> [PROBLEM DETAILS] Could every line of the data be printed exactly as it reads?

> [INFORMATION SHOWN]
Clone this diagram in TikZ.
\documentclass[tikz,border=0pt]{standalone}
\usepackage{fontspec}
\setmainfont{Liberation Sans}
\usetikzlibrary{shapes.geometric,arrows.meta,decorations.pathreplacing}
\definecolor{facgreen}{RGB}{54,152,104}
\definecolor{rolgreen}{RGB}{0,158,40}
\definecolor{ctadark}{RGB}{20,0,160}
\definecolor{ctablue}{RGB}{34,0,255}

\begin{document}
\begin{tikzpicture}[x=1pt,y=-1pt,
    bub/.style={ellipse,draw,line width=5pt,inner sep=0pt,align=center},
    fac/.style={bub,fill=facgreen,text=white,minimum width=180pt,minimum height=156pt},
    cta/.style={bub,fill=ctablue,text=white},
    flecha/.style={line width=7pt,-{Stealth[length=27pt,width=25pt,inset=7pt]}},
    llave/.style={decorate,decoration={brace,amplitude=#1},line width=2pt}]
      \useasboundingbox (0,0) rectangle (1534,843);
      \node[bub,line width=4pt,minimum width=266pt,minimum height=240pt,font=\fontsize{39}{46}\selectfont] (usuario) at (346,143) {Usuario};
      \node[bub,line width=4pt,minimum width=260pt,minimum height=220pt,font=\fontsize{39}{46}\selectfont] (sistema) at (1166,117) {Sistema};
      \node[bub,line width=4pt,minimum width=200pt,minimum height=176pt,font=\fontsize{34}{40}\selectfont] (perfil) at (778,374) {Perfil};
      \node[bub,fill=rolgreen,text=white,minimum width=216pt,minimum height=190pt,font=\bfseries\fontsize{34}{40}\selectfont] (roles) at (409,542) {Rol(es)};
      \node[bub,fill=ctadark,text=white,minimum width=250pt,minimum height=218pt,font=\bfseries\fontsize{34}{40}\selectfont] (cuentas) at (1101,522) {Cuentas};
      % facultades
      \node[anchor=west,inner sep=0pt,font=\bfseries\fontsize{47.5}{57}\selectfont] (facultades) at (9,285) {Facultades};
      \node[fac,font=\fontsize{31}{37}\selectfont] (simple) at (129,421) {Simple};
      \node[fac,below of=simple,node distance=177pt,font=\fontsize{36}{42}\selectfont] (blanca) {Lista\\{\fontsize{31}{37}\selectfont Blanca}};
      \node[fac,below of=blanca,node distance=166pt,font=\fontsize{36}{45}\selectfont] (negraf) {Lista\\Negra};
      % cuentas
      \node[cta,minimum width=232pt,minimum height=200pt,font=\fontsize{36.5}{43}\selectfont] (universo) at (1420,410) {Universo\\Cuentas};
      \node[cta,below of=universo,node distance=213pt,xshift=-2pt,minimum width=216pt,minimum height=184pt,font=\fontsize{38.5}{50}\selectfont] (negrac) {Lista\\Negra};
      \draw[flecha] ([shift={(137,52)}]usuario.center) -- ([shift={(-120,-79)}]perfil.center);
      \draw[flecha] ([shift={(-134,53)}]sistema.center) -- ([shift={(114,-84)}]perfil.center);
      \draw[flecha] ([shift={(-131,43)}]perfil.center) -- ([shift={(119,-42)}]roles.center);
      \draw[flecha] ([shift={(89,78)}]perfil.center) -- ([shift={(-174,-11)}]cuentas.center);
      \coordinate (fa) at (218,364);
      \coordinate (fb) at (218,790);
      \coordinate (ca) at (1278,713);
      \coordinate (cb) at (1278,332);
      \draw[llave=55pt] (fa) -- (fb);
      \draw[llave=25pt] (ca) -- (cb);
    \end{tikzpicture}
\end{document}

> [ANSWER TO THE PROBLEM]
Clone this diagram in TikZ.
\documentclass[tikz,border=0pt]{standalone}
\usepackage{fontspec}
\setmainfont{Liberation Sans}
\usetikzlibrary{shapes.geometric,arrows.meta,decorations.pathreplacing}
\definecolor{facgreen}{RGB}{54,152,104}
\definecolor{rolgreen}{RGB}{0,158,40}
\definecolor{ctadark}{RGB}{20,0,160}
\definecolor{ctablue}{RGB}{34,0,255}

\begin{document}
\begin{tikzpicture}[x=1pt,y=-1pt,
    bub/.style={ellipse,draw,line width=5pt,inner sep=0pt,align=center},
    fac/.style={bub,fill=facgreen,text=white,minimum width=180pt,minimum height=156pt},
    cta/.style={bub,fill=ctablue,text=white},
    flecha/.style={line width=7pt,-{Stealth[length=27pt,width=25pt,inset=7pt]}},
    llave/.style={decorate,decoration={brace,amplitude=#1},line width=2pt}]
      \useasboundingbox (0,0) rectangle (1534,843);
      \node[bub,line width=4pt,minimum width=266pt,minimum height=240pt,font=\fontsize{39}{46}\selectfont] (usuario) at (346,143) {Usuario};
      \node[bub,line width=4pt,minimum width=260pt,minimum height=220pt,font=\fontsize{39}{46}\selectfont] (sistema) at (1166,117) {Sistema};
      \node[bub,line width=4pt,minimum width=200pt,minimum height=176pt,font=\fontsize{34}{40}\selectfont] (perfil) at (778,374) {Perfil};
      \node[bub,fill=rolgreen,text=white,minimum width=216pt,minimum height=190pt,font=\bfseries\fontsize{34}{40}\selectfont] (roles) at (409,542) {Rol(es)};
      \node[bub,fill=ctadark,text=white,minimum width=250pt,minimum height=218pt,font=\bfseries\fontsize{34}{40}\selectfont] (cuentas) at (1101,522) {Cuentas};
      % facultades
      \node[anchor=west,inner sep=0pt,font=\bfseries\fontsize{47.5}{57}\selectfont] (facultades) at (9,285) {Facultades};
      \node[fac,font=\fontsize{31}{37}\selectfont] (simple) at (129,421) {Simple};
      \node[fac,below of=simple,node distance=177pt,font=\fontsize{36}{42}\selectfont] (blanca) {Lista\\{\fontsize{31}{37}\selectfont Blanca}};
      \node[fac,below of=blanca,node distance=166pt,font=\fontsize{36}{45}\selectfont] (negraf) {Lista\\Negra};
      % cuentas
      \node[cta,minimum width=232pt,minimum height=200pt,font=\fontsize{36.5}{43}\selectfont] (universo) at (1420,410) {Universo\\Cuentas};
      \node[cta,below of=universo,node distance=213pt,xshift=-2pt,minimum width=216pt,minimum height=184pt,font=\fontsize{38.5}{50}\selectfont] (negrac) {Lista\\Negra};
      \draw[flecha] ([shift={(137,52)}]usuario.center) -- ([shift={(-120,-79)}]perfil.center);
      \draw[flecha] ([shift={(-134,53)}]sistema.center) -- ([shift={(114,-84)}]perfil.center);
      \draw[flecha] ([shift={(-131,43)}]perfil.center) -- ([shift={(119,-42)}]roles.center);
      \draw[flecha] ([shift={(89,78)}]perfil.center) -- ([shift={(-174,-11)}]cuentas.center);
      \coordinate (fa) at (218,364);
      \coordinate (fb) at (218,790);
      \coordinate (ca) at (1278,713);
      \coordinate (cb) at (1278,332);
      \draw[llave=55pt] (fa) -- (fb);
      \draw[llave=25pt] (ca) -- (cb);
    \end{tikzpicture}
\end{document}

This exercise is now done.